These past few days we have witnessed the saving of 33 men, who had at one time been presumed dead some 2,000 feet under solid rock. Many people were responsible for this miraculous rescue. From the rescue workers and technical people who opened the way, to the miners' families and the people of a country who, simply, refused to give up. All the way up to a recently elected President, who risked all his future and his political life when he made a decision that had to be made: everything we have, as a country, will be committed to get these men out. He had the wherewithal to do this; by doing so and seeing it through, he has won the respect of many other politicians, most of whom would not have had the guts to do this. I truly salute him for it.
Like most people who have access to a news canal, during the last couple of days I have been riveted by the in-your-living-room-story of the rescue of the 33 Chilean miners who had been trapped 2,000 feet underground for just over two months. The fact they were all found alive after 17 days of having had no news from them was a miracle. Adding to this some additional 45 days of being interred at 2000 feet, culminating with an unselfish multinational effort to rescue them, to then see each one come out from the entrails of mother earth is, to me at least, proof that there is a Holy Father watching over us. There has been a lot of faith and endurance and in this case, literally, faith has moved a mountain.
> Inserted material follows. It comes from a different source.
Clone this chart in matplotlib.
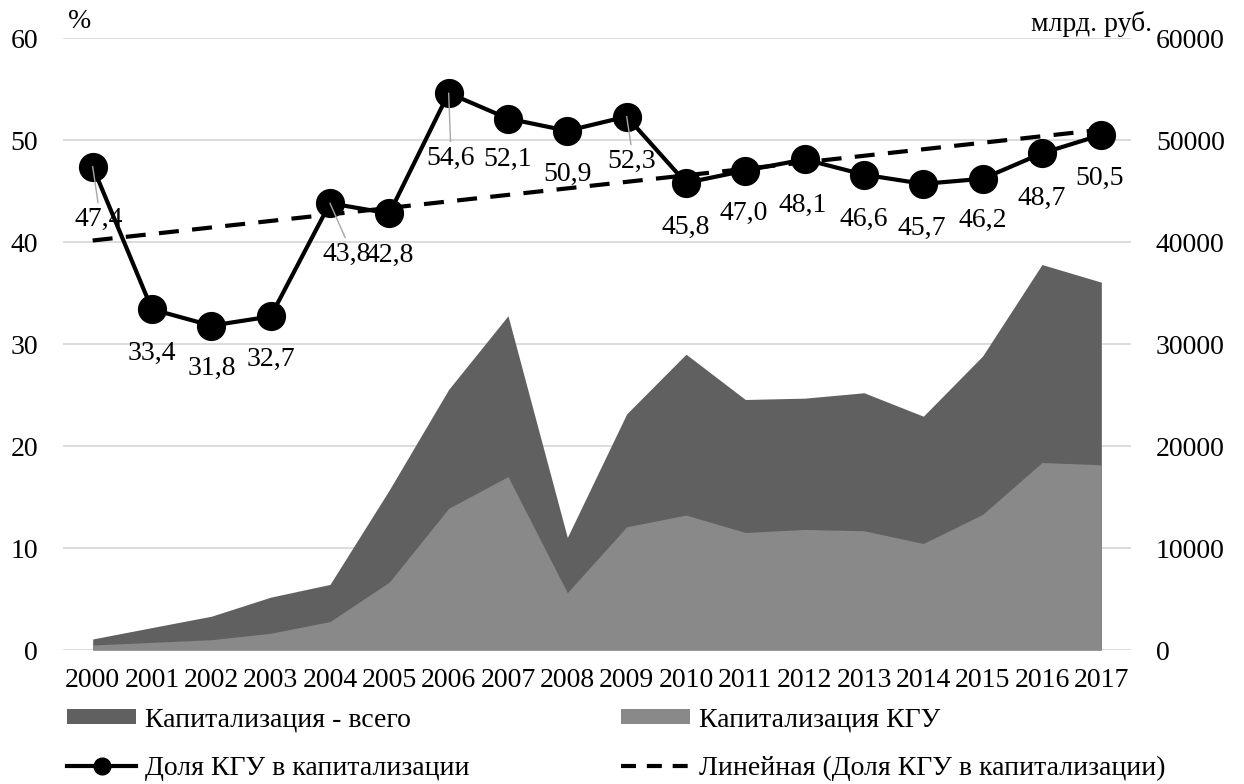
import numpy as np
import matplotlib.pyplot as plt
from matplotlib.lines import Line2D
from matplotlib.patches import Patch

plt.rcParams['font.family'] = ['Liberation Serif', 'DejaVu Serif']
plt.rcParams['font.size'] = 20

years = [str(y) for y in range(2000, 2018)]
cap_total = [1080, 2200, 3310, 5180, 6430, 15700, 25550, 32770, 11030,
             23150, 29000, 24560, 24690, 25220, 22920, 28830, 37790, 36060]
cap_kgu = [490, 750, 1010, 1640, 2790, 6660, 13890, 17000, 5620,
           12080, 13230, 11520, 11820, 11690, 10440, 13300, 18380, 18160]
share = [47.4, 33.4, 31.8, 32.7, 43.8, 42.8, 54.6, 52.1, 50.9,
         52.3, 45.8, 47.0, 48.1, 46.6, 45.7, 46.2, 48.7, 50.5]

# label offsets in pixels (dx, dy) and which ones get a leader line
lbl_off = [(6, -53), (0, -44), (0, -43), (0, -43), (17, -51), (0, -42),
           (2, -65), (0, -41), (0, -44), (5, -45), (0, -45), (-2, -43),
           (-2, -46), (0, -45), (-2, -45), (0, -42), (0, -45), (-2, -44)]
leader = [0, 4, 6, 9]

W, H = 1244, 784
fig = plt.figure(figsize=(W / 100, H / 100), dpi=100)
ax = fig.add_axes([63 / W, 1 - 650 / H, (1131 - 63) / W, (650 - 38) / H])
ax2 = ax.twinx()

x = np.arange(len(years))

# areas on the right axis
ax2.fill_between(x, cap_total, color='#606060', lw=0, zorder=2)
ax2.fill_between(x, cap_kgu, color='#898989', lw=0, zorder=2)
ax2.set_ylim(0, 60000)
ax2.set_yticks(range(0, 60001, 10000))
ax2.grid(axis='y', color='#d9d9d9', lw=1.3)
ax2.set_axisbelow(True)
ax2.tick_params(axis='y', length=0, pad=18)

# share line + linear trend on the left axis
ax.set_zorder(ax2.get_zorder() + 1)
ax.patch.set_visible(False)
k, b = np.polyfit(x, share, 1)
trend = k * x + b
ax.plot(x, trend, color='black', lw=3, dashes=(4.8, 3.2), zorder=2)
ax.plot(x, share, color='black', lw=3, marker='o', markersize=20, zorder=3)

for i, v in enumerate(share):
    txt = f"{v:.1f}".replace('.', ',')
    dx, dy = lbl_off[i]
    if i in leader:
        ax.annotate(txt, (x[i], v), xytext=(dx, dy), textcoords='offset pixels',
                    ha='center', va='center', fontsize=20, zorder=5,
                    arrowprops=dict(arrowstyle='-', color='#a6a6a6', lw=1,
                                    shrinkA=1, shrinkB=0, relpos=(0.5, 1)))
    else:
        ax.annotate(txt, (x[i], v), xytext=(dx, dy), textcoords='offset pixels',
                    ha='center', va='center', fontsize=20, zorder=5)

ax.set_ylim(0, 60)
ax.set_yticks(range(0, 61, 10))
ax.set_xlim(-0.5, len(years) - 0.5)
ax.set_xticks(x)
ax.set_xticklabels(years)
ax.tick_params(axis='y', length=0, pad=18)
ax.tick_params(axis='x', length=0, pad=13)
for a in (ax, ax2):
    for s in a.spines.values():
        s.set_visible(False)

fig.text(68 / W, 1 - 28 / H, '%', ha='left', va='baseline', fontsize=20)
fig.text(1152 / W, 1 - 31 / H, 'млрд. руб.', ha='right', va='baseline', fontsize=20)

h_total = Patch(color='#606060', lw=0)
h_kgu = Patch(color='#898989', lw=0)
h_share = Line2D([], [], color='black', lw=3, marker='o', markersize=12)
h_trend = Line2D([], [], color='black', lw=3, dashes=(3.6, 2.6))

leg_kw = dict(loc='upper left', frameon=False, fontsize=20, borderpad=0,
              borderaxespad=0, handlelength=2.5, handleheight=0.45,
              handletextpad=0.3, labelspacing=0.85)
fig.legend([h_total, h_share], ['Капитализация - всего', 'Доля КГУ в капитализации'],
           bbox_to_anchor=(67 / W, 1 - 707 / H), **leg_kw)
fig.legend([h_kgu, h_trend], ['Капитализация КГУ', 'Линейная (Доля КГУ в капитализации)'],
           bbox_to_anchor=(621 / W, 1 - 707 / H), **leg_kw)

fig.savefig('out.png', dpi=100)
Each and every one of the individuals who came out had family waiting for them. Each and every one has a story and a history. The moment in which the first miner came out was a magical moment. To see that Jules Vernian capsule being first swallowed by a hole in the earth more than half of a kilometer down, to have it then come out of that deceptively small hole topside with its most precious cargo intact, gave proof that we can indeed achieve all we may set our hearts and minds to do.
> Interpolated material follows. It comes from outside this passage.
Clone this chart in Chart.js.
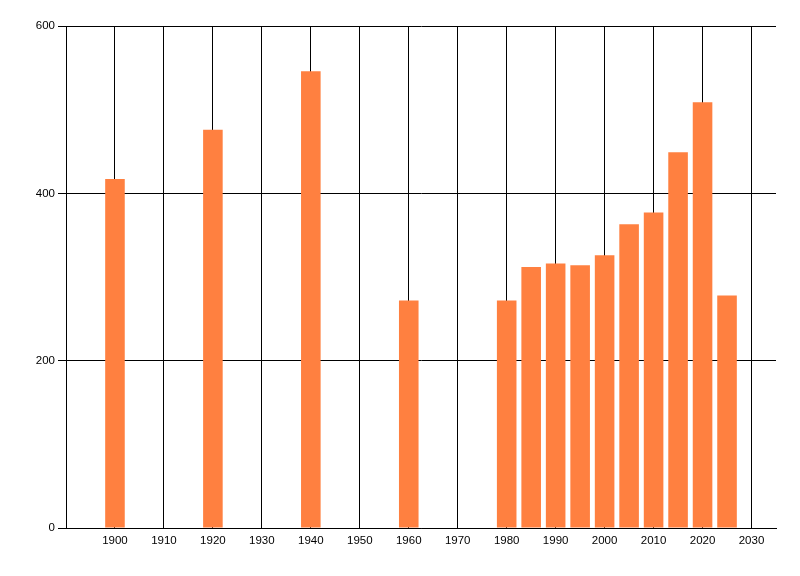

Of all the stories and tales heard and sights seen, there are two which really have made an impact, at least on me. Franklin Lobo, a former great member of the Chilean National Fútbol team (circa 1980’s) gave us a story to ponder. After his glory days he suffered from a malaise which affects many sports figures: mismanagement of funds and subsequent bankruptcy. He went to work in the mines in order to feed his family and pay for his daughters’ university. On August 5th at 2000 feet underground, while driving a truck with supplies, he tells that he saw a white butterfly flittering around. He was so impacted by this totally improbable sight, that he stopped the truck and got out to see if he could get a little closer to this little white miracle. I do not know if you believe in Angels but as he got out of the truck, the shaft ceiling fell down unto the road not 10 meters ahead of where he had stopped. In other words, had he not seen the little butterfly, he would have been under the falling rock. A miracle?
Another picture that stays in mind was of a son, named Daniel, coming out of the capsule into the arms of his mother, Doña Alicia. There had been other reunions before and there would be others afterwards. But none like Doña Alicia. When the camera focused on her expectant and very anxious face, the age lines on that weathered visage became a beautiful, surreal map of a life full of hardship and sorrow, yet full of love and faith.
At this moment her shining, beautiful eyes, looking at the capsule as it was hoisted from the little hole, simply told of her granite strong faith, about to be rewarded. Her hands came to her face; hands which would never win a beauty contest, except with that son who was now rising from the supposed dead. Calloused, rough and lined with much hard work. They simply told a story of a dedicated, humble woman who had raised this and perhaps other sons and daughters to be decent, hard working individuals. Those calloused hands went to her eyes, wiping away a tear of relief and joy; what might have been an unthinkable tragedy, became a moment of immense rejoice; a new birth.
As her son came out and into her arms, those hands could not do enough to wipe his tears, to caress his face, to tell him that all was all right now; he was with her again.
I simply watched and a tear came to my eyes also. Gratitude to Our Father, who will watch over us and will often remind us that He is there, that He will extend a helping hand when there is faith and trust enough to believe. In this case, faith moved a mountain; most of us who watched and many who did not, have much smaller mountains to move but often lack the determination and the true faith to do so. We get stuck under the weight of our own despair, forgetting that if we really try, yes, we can!! What a lesson to have learned!
White Butterflies and Beautiful Hands… just two of the 33 stories we learned about during these last two, wonderful, telling days.